Hi,
I guess from your description that this is a water tube boiler.
Generally in all well designed boilers, hot gases from the flames circulate around the tubes, and the temperature of the overall enclosed volume within t5he boiler uniformly rises (forced draft will ensure this), to a fairly high value in seconds after ignition.
Even if the water in the tubes is at 16 deg C (60 F), any moisture settled on the tubes (swating) will evaporate in no time into the hot gases swirling around the tubes. This will happen even if the tubes themselves remain cool as water absorbs all the heat for the first few minutes and remains fairly cold.
The reason is that water droplets have their own thermal resistance. The surface of the droplets will ablate away and the part of the droplet adhering to the wall will still remain cool. This will make the frops shrink till enmass the whole body of the drop will boil off.
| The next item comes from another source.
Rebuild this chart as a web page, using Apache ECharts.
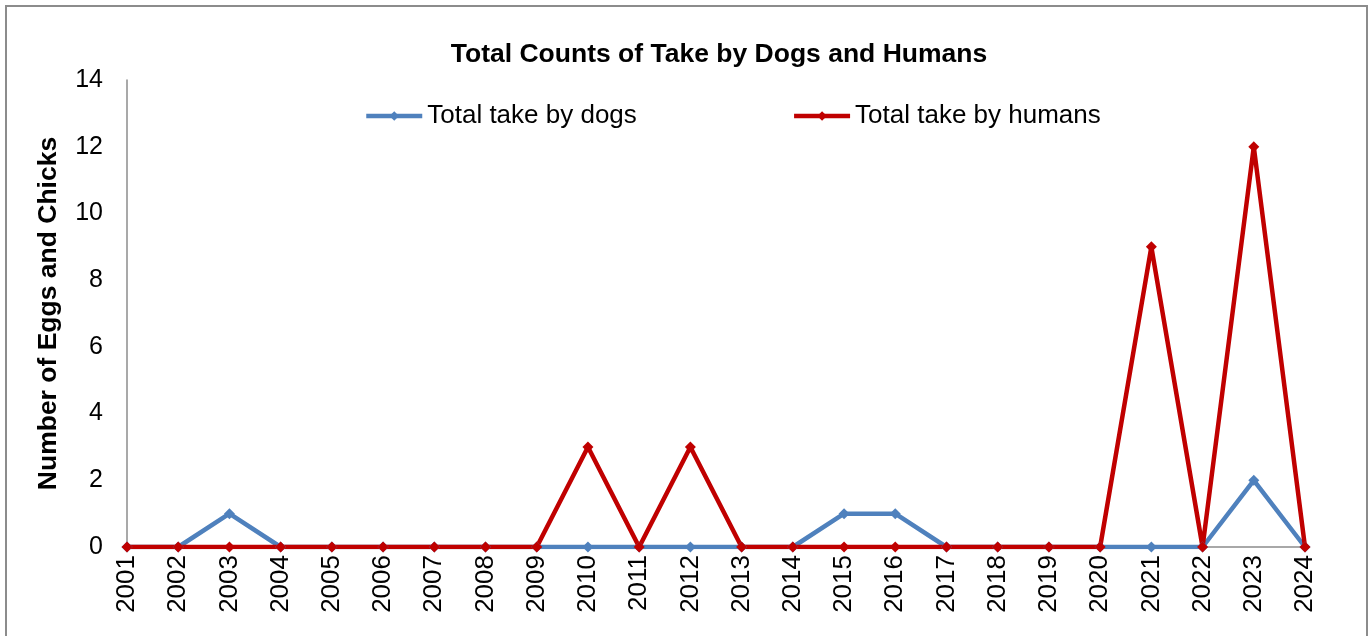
<!DOCTYPE html>
<html>
<head>
<meta charset="utf-8">
<script src="https://cdn.jsdelivr.net/npm/echarts@6/dist/echarts.min.js"></script>
<style>
  html, body { margin: 0; padding: 0; background: #fff; }
  #chart { width: 1372px; height: 636px; }
</style>
</head>
<body>
<div id="chart"></div>
<script>
// Annual counts of eggs and chicks taken
const years = ['2001','2002','2003','2004','2005','2006','2007','2008','2009','2010','2011','2012',
               '2013','2014','2015','2016','2017','2018','2019','2020','2021','2022','2023','2024'];
const takeByDogs   = [0,0,1,0,0,0,0,0,0,0,0,0,0,0,1,1,0,0,0,0,0,0,2,0];
const takeByHumans = [0,0,0,0,0,0,0,0,0,3,0,3,0,0,0,0,0,0,0,0,9,0,12,0];
const yTicks = { min: 0, max: 14, interval: 2 };

const FONT = '"Liberation Sans", Arial, sans-serif';
const chart = echarts.init(document.getElementById('chart'));

function lineSeries(name, data, color) {
  return {
    name: name,
    type: 'line',
    data: data,
    symbol: 'diamond',
    symbolSize: 11,
    lineStyle: { width: 4.5, color: color },
    itemStyle: { color: color },
    animation: false
  };
}

chart.setOption({
  backgroundColor: '#fff',
  textStyle: { fontFamily: FONT },
  graphic: [{
    type: 'rect',
    shape: { x: 6, y: 6, width: 1361, height: 640 },
    style: { fill: 'none', stroke: '#8c8c8c', lineWidth: 2 },
    silent: true
  }],
  title: {
    text: 'Total Counts of Take by Dogs and Humans',
    left: 714, top: 36, textAlign: 'center',
    textStyle: { fontFamily: FONT, fontSize: 26.5, fontWeight: 'bold', color: '#000' }
  },
  legend: {
    top: 98,
    left: 359,
    itemWidth: 56, itemHeight: 12,
    itemGap: 155,
    lineStyle: { width: 4.5 },
    itemStyle: { borderWidth: 0 },
    textStyle: { fontFamily: FONT, fontSize: 26, color: '#000' },
    data: ['Total take by dogs', 'Total take by humans']
  },
  grid: { left: 127, right: 67, top: 80, bottom: 89, containLabel: false },
  xAxis: {
    type: 'category',
    data: years,
    boundaryGap: false,
    axisLine: { lineStyle: { color: '#8c8c8c', width: 1.5 } },
    axisTick: { show: false },
    axisLabel: { rotate: 90, margin: 8, fontFamily: FONT, fontSize: 26, color: '#000', interval: 0 },
    splitLine: { show: false }
  },
  yAxis: {
    type: 'value',
    min: yTicks.min, max: yTicks.max, interval: yTicks.interval,
    name: 'Number of Eggs and Chicks',
    nameLocation: 'middle',
    nameGap: 65,
    nameTextStyle: { fontFamily: FONT, fontSize: 26.5, fontWeight: 'bold', color: '#000' },
    axisLine: { show: true, lineStyle: { color: '#8c8c8c', width: 1.5 } },
    axisTick: { show: false },
    axisLabel: { margin: 24, fontFamily: FONT, fontSize: 25, color: '#000' },
    splitLine: { show: false }
  },
  series: [
    lineSeries('Total take by dogs', takeByDogs, '#4f81bd'),
    lineSeries('Total take by humans', takeByHumans, '#c00000')
  ]
});
</script>
</body>
</html>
This happens in maximum few seconds.
If there is a runoff of water you observe, it may be because the sweating is locked away in the insulation (porousness) and the insulation will hold it for a long long time till the whole tube itself becomes hot. Which takes a long time.
If the firing is for short period due to less demand, more sweating time leads to really wet soggy insulation.
It is best to switch off circulating pumps in tandem with boiler firing but ensuring circulation remains on till boiler tube temperatures reach normal after halting the firing.